Meine erste Reise nach Wien. Überrascht und beeindruckt…
Man bekommt von Freunden, Broschüren und Filmen von einer Stadt oder einem Land Eindrücke und Vorstellungen, bevor man selbst diesen Ort erlebt. Durch solche Erzählungen wird ein (Vor)urteil gebildet, und es wird dadurch verstärkt, dass man von verschiedenen Menschen das Gleiche hört. Als ich mit Freunden über Wien geredet habe, habe ich nur angenehme Bilder erhalten. Viele positive Komentare zu dieser Stadt ließen bei mir das Interesse steigen, Wien kennen zu lernen.
Ich bin mit einem positiven (Vor)urteil nach Wien gekommen, das Menschen mir vermittelt haben. Wien hat in meinem Kopf ein Bild von Geschichtsträchtigkeit und Kultivierung hinterlassen. Das durch meinen Gang durch die (Innen)Stadt bestätigt wurde. Hier sind historische Architekturen sehr gut erhalten. Diese städtische Atmosphäre zeigt den Touristen die kulturelle Identität.
Interessant ist, dass die Architekturen nicht nur eine historische Bedeutung ausstrahlen, sondern auch vom Zustand der heutigen Welt erzählen. Überall wo Wien alt, historisch und für uns heute immer noch schön ist, locken uns Modelabels, nach dem neuesten Chic zu greifen. Hier spielen historische Häuser mit aktuellen Fashionmarken so zusammen als ob sie keine einhundert Jahre trennten. Die Modemarke H&M, die uns monatlich mit neuen Trends aus dem Massenproduktsektor lockt, residiert heute im Haus des bedeutendsten Bekleidungsunternehmens der k.u.k Zeit. Noch heute steht über dem Eingang hoch über dem roten H&M Logo der alte Name E. Braun & CO. Diese Firma war der Mode-Lieferant für Hof und Adel. Das soll auch heute noch einen Abglanz auf den Chic der jungen, nicht so zahlungskräftigen Welt werfen. Dadurch wirkt jedes Klamottenstück gleich wie ein Produkt des gehobenen, luxuriösen Geschmacks. Ich habe beim Gang durch die Straßen einen Druck von den Schaufensterdekorationen auf mich verspürt. In meiner Kleidung fühlte ich mich ausgeschlossen von dem Schein der Welt, der unter den Jugendstilornamenten auf die Straße zielte.
Ohne Frage ist es für eine historische Stadt eine vernünftige, ja sogar selbstverständliche Strategie, sich mit den aktuellen Modeangeboten zu arrangieren und einzurichten.
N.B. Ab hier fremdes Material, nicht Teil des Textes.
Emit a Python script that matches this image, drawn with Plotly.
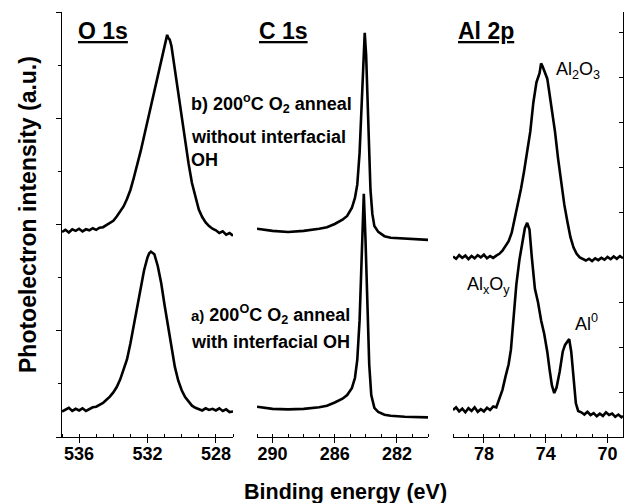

Auch wenn sich die Fassaden nicht verändern, der Mensch dahinter geht sehr wohl mit der Zeit. Geschäftsleute müssen ihn erreichen.
Mich hat es dennoch sehr gestört, dass man die eigentlich liebenswerte Stadt mit schreienden Marken „vergoldet“. Modenmarken bauen heute ein vergleichbare gesellschaftliche Hierarchie auf wie zu Kaisers Zeiten. Diese Zeit wollten wir doch überwinden. Der Eindruck, dass ich mich mit teuren Marken verkleiden muss, wenn ich in der Innenstadt auftauchen will, deprimiert mich.
Akzeptiert Wien eigentlich Menschen oder Marken?
Das ist eine „lebendige“ Impression von meiner ersten Wienreise.